Mas, o fato é que irmão, em pouco tempo, recusa a corôa e prefere seu casamento. Caberá a Bertie assumir o trono. Mas, como? Como aquela criança insegura e medrosa poderá liderar uma nação? Nós não precisamos ter que liderar uma nação para sentirmos as mesmas angustias de Bertie, basta que tenhamos que lidar com a realidade e nossas responsabilidades. É nesse momento que, muitos de nós, revelamos nosss fraquezas e nossa pequenez. Mas nada disto é o que nos define como sujeitos. Podemos inverter o jogo. Bertie estava imerso em um masoquismo moral, a ponto de sequer se atrever a falar daqueles que lhe tinham causado algum prejuízo. Mas, na realidade, não estava plenamente convencido de que sua natureza estava definitivamente conformada a este fato.

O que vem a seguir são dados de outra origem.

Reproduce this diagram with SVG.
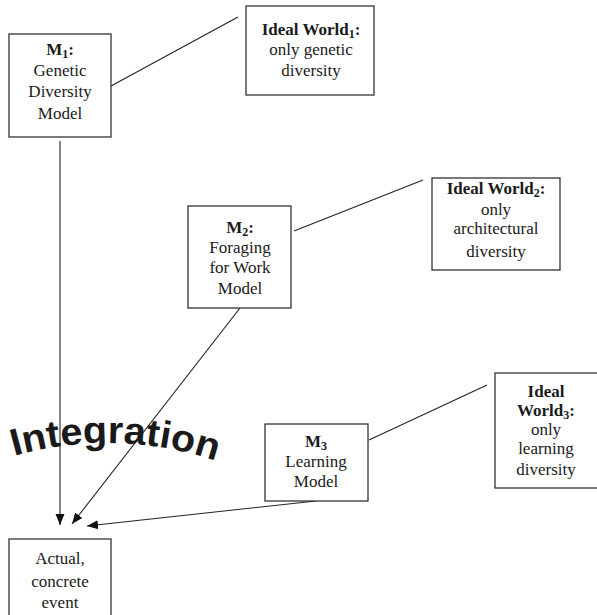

Ele não queria fugir às suas responsabilidades. Talves mesmo ele se contentasse em ser um homem comum, mas não o era. Não se trata do fato de ele não ser "grande", mas de, por muito tempo, não ousar querer realmente manifestar essa grandeza. Não podemos esquecer que ele obedecia a uma ordem: "fique calado". Então, diante da necessidade de assumir a posição deixada pelo pai e recusada pelo irmão, ele não desiste e enfrenta os obstáculos. Ler aquele discurso para toda uma nação, e ler tantos outros depois, significava para Bertie, antes de mais nada, recuperar sua grandeza, nem tanto enquanto rei, mas como sujeito, como indivíduo, recuperar sua autonomia, sua liberdade.

Quem sabe, para toda aquela nação inglesa ele tenha sido um efetivo ponto de apoio e esperança, mas acima de tudo, mais do que a nação ele tinha conquistado a si mesmo, recuperado aquela liberdade que havia sido afastada de si, ainda tão criança. Ele iria livrar-se dos "medos infantis", frase de seu terapeuta e que ecoa como um sopro da psicanálise, justamente naquele momento histórico em que ela tinha seu fundador morrendo e transformava-se em algo como um vento que se espalharia rapidamente pelo mundo.

Podemos até tentar escapar à psicanálise, ou mesmo buscar alternativas, mas não podemos nos furtar ao encontro consigo mesmo. Em algum momento esse encontro se impõe e dele resulta um sujeito ainda mais forte e livre, onde a vida flui… como a fala deve fluir, não só mecanicamente, mas como veículo para o encontro consigo mesmo, e com o outro. A dor de Bertie, nos mostrada em sua dificuldade em se expressar, era o sofrimento por não se sentir um sujeito na sua plenitude, livre para expresar sua grandeza. Que mais buscamos, cada um de nós, nesta vida? É difícil, então, não nos reconhecermos um pouquinho naquelas expressões de dor… por não poder falar.
P.S. "Bons Costumes" e "Direito de Amar" são dois outros filmes em que Colin Firth está magnífico.